## Problem description
Return the material exactly, first line through the line containing "const fmt = d", and nothing more. Pictures stay out.

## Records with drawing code
----

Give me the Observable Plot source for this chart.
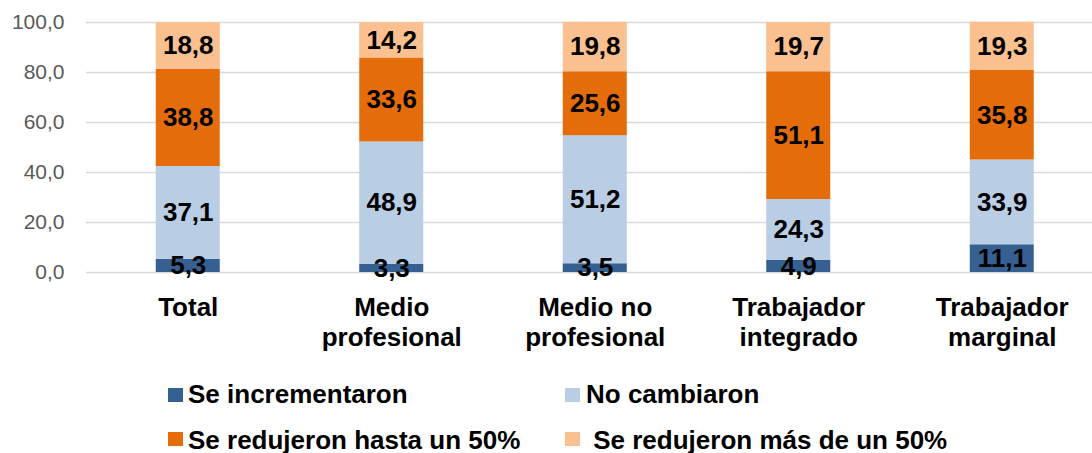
<!DOCTYPE html>
<html>
<head>
<meta charset="utf-8">
<script src="https://cdn.jsdelivr.net/npm/d3@7"></script>
<script src="https://cdn.jsdelivr.net/npm/@observablehq/plot@0.6"></script>
<style>
  html, body { margin: 0; padding: 0; background: #fff; }
  body { width: 1092px; height: 453px; overflow: hidden; font-family: "Liberation Sans", Arial, sans-serif; }
  #chart svg { display: block; }
  #legend { position: relative; width: 1092px; height: 83px; }
  #legend .sw { position: absolute; width: 15px; height: 14px; }
  #legend .lb { position: absolute; font-size: 26px; font-weight: bold; line-height: 30px; color: #000; white-space: pre; }
</style>
</head>
<body>
<div id="chart"></div>
<div id="legend"></div>
<script>
// ---- data ----
const categories = ["Total", "Medio profesional", "Medio no profesional", "Trabajador integrado", "Trabajador marginal"];
const categoryLabels = ["Total", "Medio\nprofesional", "Medio no\nprofesional", "Trabajador\nintegrado", "Trabajador\nmarginal"];
const seriesNames = ["Se incrementaron", "No cambiaron", "Se redujeron hasta un 50%", "Se redujeron más de un 50%"];
const legendLabels = ["Se incrementaron", "No cambiaron", "Se redujeron hasta un 50%", " Se redujeron más de un 50%"];
const seIncrementaron = [5.3, 3.3, 3.5, 4.9, 11.1];
const noCambiaron = [37.1, 48.9, 51.2, 24.3, 33.9];
const seRedujeronHasta50 = [38.8, 33.6, 25.6, 51.1, 35.8];
const seRedujeronMas50 = [18.8, 14.2, 19.8, 19.7, 19.3];
const yTicks = [0, 20, 40, 60, 80, 100];
const colors = ["#376092", "#B9CDE5", "#E46C0A", "#FAC090"];

const seriesValues = [seIncrementaron, noCambiaron, seRedujeronHasta50, seRedujeronMas50];
const table = [];
seriesNames.forEach((s, si) => {
  categories.forEach((c, ci) => {
    table.push({category: c, series: s, value: seriesValues[si][ci]});
  });
});

const fmt = d => d.toFixed(1).replace(".", ",");

const chart = Plot.plot({
  width: 1092,
  height: 370,
  marginLeft: 86,
  marginRight: 0,
  marginTop: 22,
  marginBottom: 98,
  style: {fontFamily: "'Liberation Sans', Arial, sans-serif", background: "#fff"},
  x: {type: "band", domain: categories, range: [86, 1103.5], paddingInner: 0.6855, paddingOuter: 0.34275, round: false, axis: null},
  y: {domain: [0, 100], axis: null},
  color: {domain: seriesNames, range: colors},
  marks: [
    Plot.gridY(yTicks, {stroke: "#d9d9d9", strokeOpacity: 1, strokeWidth: 1.5}),
    Plot.barY(table, Plot.stackY({x: "category", y: "value", z: "series", fill: "series", order: null})),
    Plot.text(table, Plot.stackY({x: "category", y: "value", z: "series", order: null,
      text: d => fmt(d.value), fill: "#000", fontSize: 26, fontWeight: "bold"})),
    Plot.axisY(yTicks, {tickSize: 0, tickPadding: 22, tickFormat: fmt, fontSize: 21, fill: "#595959", label: null}),
    Plot.text(categories, {x: d => d, frameAnchor: "bottom", dy: 22.5, lineAnchor: "top", lineHeight: 1.15,
      text: (d, i) => categoryLabels[i], fontSize: 26, fontWeight: "bold", fill: "#000"})
  ]
});
document.getElementById("chart").appendChild(chart);

// ---- legend (HTML, below the SVG) ----
const legend = document.getElementById("legend");
const colX = [168, 565];
const textX = [188, 586];
const swTop = [18, 62];
const txtTop = [9, 55];
seriesNames.forEach((s, i) => {
  const col = i % 2, row = Math.floor(i / 2);
  const sw = document.createElement("div");
  sw.className = "sw";
  sw.style.left = colX[col] + "px";
  sw.style.top = swTop[row] + "px";
  sw.style.background = colors[i];
  legend.appendChild(sw);
  const lb = document.createElement("div");
  lb.className = "lb";
  lb.style.left = textX[col] + "px";
  lb.style.top = txtTop[row] + "px";
  lb.textContent = legendLabels[i];
  legend.appendChild(lb);
});
</script>
</body>
</html>
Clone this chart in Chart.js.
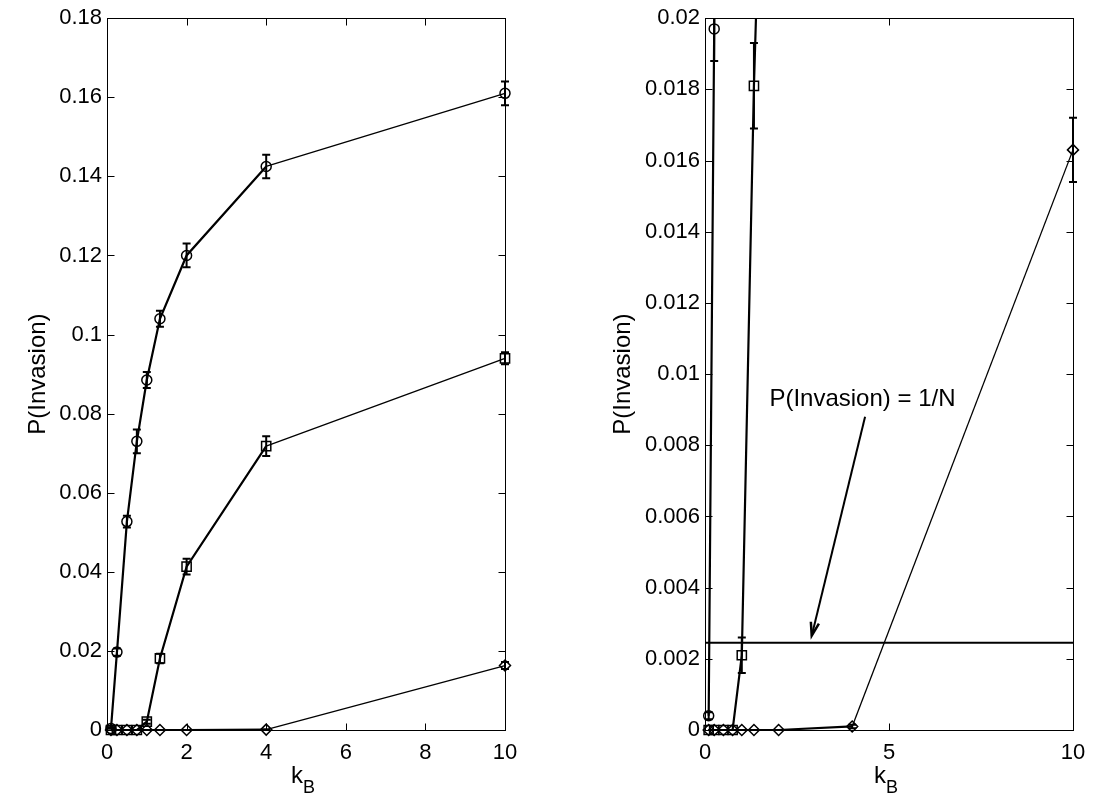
<!DOCTYPE html>
<html>
<head>
<meta charset="utf-8">
<script src="https://cdn.jsdelivr.net/npm/chart.js@4/dist/chart.umd.min.js"></script>
<style>
  html, body { margin: 0; padding: 0; background: #fff; }
  #wrap { position: relative; width: 1108px; height: 804px; background: #fff; }
  .pane { position: absolute; top: 0; width: 554px; height: 804px; }
</style>
</head>
<body>
<div id="wrap">
  <div class="pane" style="left:0"><canvas id="left" width="554" height="804"></canvas></div>
  <div class="pane" style="left:554px"><canvas id="right" width="554" height="804"></canvas></div>
</div>
<script>
// ---- data ----
const kB = [0.1, 0.25, 0.5, 0.75, 1, 1.33, 2, 4, 10];
const circleP   = [0.0004, 0.0197, 0.0527, 0.0730, 0.0885, 0.1040, 0.1200, 0.1425, 0.1610];
const circleErr = [0.0001, 0.0009, 0.0015, 0.0030, 0.0020, 0.0020, 0.0030, 0.0030, 0.0030];
const squareP   = [0, 0, 0, 0, 0.0021, 0.0181, 0.0413, 0.0718, 0.0940];
const squareErr = [0, 0, 0, 0, 0.0005, 0.0012, 0.0020, 0.0025, 0.0015];
const diamondP   = [0, 0, 0, 0, 0, 0, 0, 0.0001, 0.0163];
const diamondErr = [0, 0, 0, 0, 0, 0, 0, 0.00005, 0.0009];
const invOverN = 0.00245;           // P(Invasion) = 1/N
const refX = [0, 10];

const leftY  = { min: 0, max: 0.18, step: 0.02 };
const rightY = { min: 0, max: 0.02, step: 0.002 };
const leftX  = { min: 0, max: 10, step: 2 };
const rightX = { min: 0, max: 10, step: 5 };

const annotText = 'P(Invasion) = 1/N';
const annotPos = { x: 1.75, y: 0.0093 };
const arrowFrom = { x: 4.35, y: 0.0088 };
const arrowTo = { x: 2.9, y: 0.00265 };

const FONT = '"Liberation Sans", Arial, Helvetica, sans-serif';

function pts(xs, ys) { return xs.map((x, i) => ({ x: x, y: ys[i] })); }

function seriesSets() {
  const seg = { borderWidth: c => (c.p1.parsed.x >= 10 ? 1.3 : 2.2) };
  const common = { borderColor: '#000', backgroundColor: 'rgba(0,0,0,0)', pointBorderColor: '#000',
    pointBackgroundColor: 'rgba(0,0,0,0)', pointBorderWidth: 1.5, tension: 0, fill: false, segment: seg,
    clip: { left: 12, right: 12, top: 0, bottom: 12 } };
  return [
    Object.assign({ label: 'circle', data: pts(kB, circleP), errors: circleErr, pointStyle: 'circle', pointRadius: 5 }, common),
    Object.assign({ label: 'square', data: pts(kB, squareP), errors: squareErr, pointStyle: 'rect', pointRadius: 6.5 }, common),
    Object.assign({ label: 'diamond', data: pts(kB, diamondP), errors: diamondErr, pointStyle: 'rectRot', pointRadius: 5.5 }, common)
  ];
}

const errorBars = {
  id: 'errorBars',
  afterDatasetsDraw(chart) {
    const { ctx, chartArea: a, scales: { x, y } } = chart;
    ctx.save();
    ctx.beginPath(); ctx.rect(a.left - 20, a.top, a.right - a.left + 40, a.bottom - a.top + 20); ctx.clip();
    ctx.strokeStyle = '#000'; ctx.lineWidth = 2;
    chart.data.datasets.forEach(ds => {
      if (!ds.errors) return;
      ds.data.forEach((p, i) => {
        const e = ds.errors[i];
        if (!e) return;
        const px = x.getPixelForValue(p.x);
        const y1 = y.getPixelForValue(p.y - e), y2 = y.getPixelForValue(p.y + e);
        ctx.beginPath();
        ctx.moveTo(px, y1); ctx.lineTo(px, y2);
        ctx.moveTo(px - 4, y1); ctx.lineTo(px + 4, y1);
        ctx.moveTo(px - 4, y2); ctx.lineTo(px + 4, y2);
        ctx.stroke();
      });
    });
    ctx.restore();
  }
};

const boxTicks = {
  id: 'boxTicks',
  afterDraw(chart) {
    const { ctx, chartArea: a, scales: { x, y } } = chart;
    const L = 7;
    ctx.save();
    ctx.strokeStyle = '#000'; ctx.lineWidth = 1;
    const l = Math.round(a.left) + 0.5, r = Math.round(a.right) + 0.5;
    const t = Math.round(a.top) + 0.5, b = Math.round(a.bottom) + 0.5;
    ctx.strokeRect(l, t, r - l, b - t);
    ctx.beginPath();
    x.ticks.forEach(tk => {
      const px = Math.round(x.getPixelForValue(tk.value)) + 0.5;
      ctx.moveTo(px, b); ctx.lineTo(px, b - L);
      ctx.moveTo(px, t); ctx.lineTo(px, t + L);
    });
    y.ticks.forEach(tk => {
      const py = Math.round(y.getPixelForValue(tk.value)) + 0.5;
      ctx.moveTo(l, py); ctx.lineTo(l + L, py);
      ctx.moveTo(r, py); ctx.lineTo(r - L, py);
    });
    ctx.stroke();
    // x axis title k_B
    const cx = (a.left + a.right) / 2;
    ctx.fillStyle = '#000';
    ctx.textBaseline = 'alphabetic'; ctx.textAlign = 'left';
    ctx.font = '24px ' + FONT;
    const wk = ctx.measureText('k').width;
    ctx.font = '18px ' + FONT;
    const wb = ctx.measureText('B').width;
    const sx = cx - (wk + wb) / 2 - 3;
    ctx.font = '24px ' + FONT;
    ctx.fillText('k', sx, 783);
    ctx.font = '18px ' + FONT;
    ctx.fillText('B', sx + wk, 793);
    ctx.restore();
  }
};

const annot = {
  id: 'annot',
  afterDraw(chart) {
    if (!chart.options.plugins.annot || !chart.options.plugins.annot.on) return;
    const { ctx, scales: { x, y } } = chart;
    ctx.save();
    ctx.fillStyle = '#000'; ctx.strokeStyle = '#000';
    ctx.font = '24px ' + FONT;
    ctx.textAlign = 'left'; ctx.textBaseline = 'middle';
    ctx.fillText(annotText, x.getPixelForValue(annotPos.x), y.getPixelForValue(annotPos.y));
    const x1 = x.getPixelForValue(arrowFrom.x), y1 = y.getPixelForValue(arrowFrom.y);
    const x2 = x.getPixelForValue(arrowTo.x), y2 = y.getPixelForValue(arrowTo.y);
    ctx.lineWidth = 2;
    ctx.beginPath(); ctx.moveTo(x1, y1); ctx.lineTo(x2, y2); ctx.stroke();
    const ang = Math.atan2(y2 - y1, x2 - x1), h = 14, sp = 0.3;
    ctx.lineWidth = 2.5;
    ctx.beginPath();
    ctx.moveTo(x2 - h * Math.cos(ang - sp), y2 - h * Math.sin(ang - sp));
    ctx.lineTo(x2, y2);
    ctx.lineTo(x2 - h * Math.cos(ang + sp), y2 - h * Math.sin(ang + sp));
    ctx.stroke();
    ctx.restore();
  }
};

function fmt(v) { return String(+Number(v).toFixed(4)); }

function makeChart(id, xr, yr, yAxisW, padRight, titlePad, datasets, annotOn) {
  return new Chart(document.getElementById(id), {
    type: 'line',
    data: { datasets: datasets },
    plugins: [errorBars, boxTicks, annot],
    options: {
      responsive: false, animation: false, devicePixelRatio: 1,
      layout: { padding: { left: 0, right: padRight, top: 14, bottom: 0 } },
      plugins: { legend: { display: false }, tooltip: { enabled: false }, annot: { on: annotOn } },
      scales: {
        x: {
          type: 'linear', min: xr.min, max: xr.max,
          grid: { display: false, drawTicks: false }, border: { display: false },
          ticks: { stepSize: xr.step, color: '#000', padding: 10, maxRotation: 0, font: { family: FONT, size: 22 }, callback: fmt },
          afterFit: s => { s.height = 74; }
        },
        y: {
          type: 'linear', min: yr.min, max: yr.max,
          grid: { display: false, drawTicks: false }, border: { display: false },
          ticks: { stepSize: yr.step, color: '#000', padding: 5, font: { family: FONT, size: 22 }, callback: fmt },
          title: { display: true, text: 'P(Invasion)', color: '#000', font: { family: FONT, size: 24, lineHeight: 1 }, padding: { top: titlePad, bottom: 0 } },
          afterFit: s => { s.width = yAxisW; }
        }
      }
    }
  });
}

makeChart('left', leftX, leftY, 107, 49, 26, seriesSets(), false);

const rightSets = seriesSets();
rightSets.push({ label: '1/N', data: pts(refX, [invOverN, invOverN]), borderColor: '#000', borderWidth: 2, pointRadius: 0, fill: false });
makeChart('right', rightX, rightY, 151, 35, 57, rightSets, true);
</script>
</body>
</html>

----

## Task solution
Give me the Observable Plot source for this chart.
<!DOCTYPE html>
<html>
<head>
<meta charset="utf-8">
<script src="https://cdn.jsdelivr.net/npm/d3@7"></script>
<script src="https://cdn.jsdelivr.net/npm/@observablehq/plot@0.6"></script>
<style>
  html, body { margin: 0; padding: 0; background: #fff; }
  body { width: 1092px; height: 453px; overflow: hidden; font-family: "Liberation Sans", Arial, sans-serif; }
  #chart svg { display: block; }
  #legend { position: relative; width: 1092px; height: 83px; }
  #legend .sw { position: absolute; width: 15px; height: 14px; }
  #legend .lb { position: absolute; font-size: 26px; font-weight: bold; line-height: 30px; color: #000; white-space: pre; }
</style>
</head>
<body>
<div id="chart"></div>
<div id="legend"></div>
<script>
// ---- data ----
const categories = ["Total", "Medio profesional", "Medio no profesional", "Trabajador integrado", "Trabajador marginal"];
const categoryLabels = ["Total", "Medio\nprofesional", "Medio no\nprofesional", "Trabajador\nintegrado", "Trabajador\nmarginal"];
const seriesNames = ["Se incrementaron", "No cambiaron", "Se redujeron hasta un 50%", "Se redujeron más de un 50%"];
const legendLabels = ["Se incrementaron", "No cambiaron", "Se redujeron hasta un 50%", " Se redujeron más de un 50%"];
const seIncrementaron = [5.3, 3.3, 3.5, 4.9, 11.1];
const noCambiaron = [37.1, 48.9, 51.2, 24.3, 33.9];
const seRedujeronHasta50 = [38.8, 33.6, 25.6, 51.1, 35.8];
const seRedujeronMas50 = [18.8, 14.2, 19.8, 19.7, 19.3];
const yTicks = [0, 20, 40, 60, 80, 100];
const colors = ["#376092", "#B9CDE5", "#E46C0A", "#FAC090"];

const seriesValues = [seIncrementaron, noCambiaron, seRedujeronHasta50, seRedujeronMas50];
const table = [];
seriesNames.forEach((s, si) => {
  categories.forEach((c, ci) => {
    table.push({category: c, series: s, value: seriesValues[si][ci]});
  });
});

const fmt = d => d.toFixed(1).replace(".", ",");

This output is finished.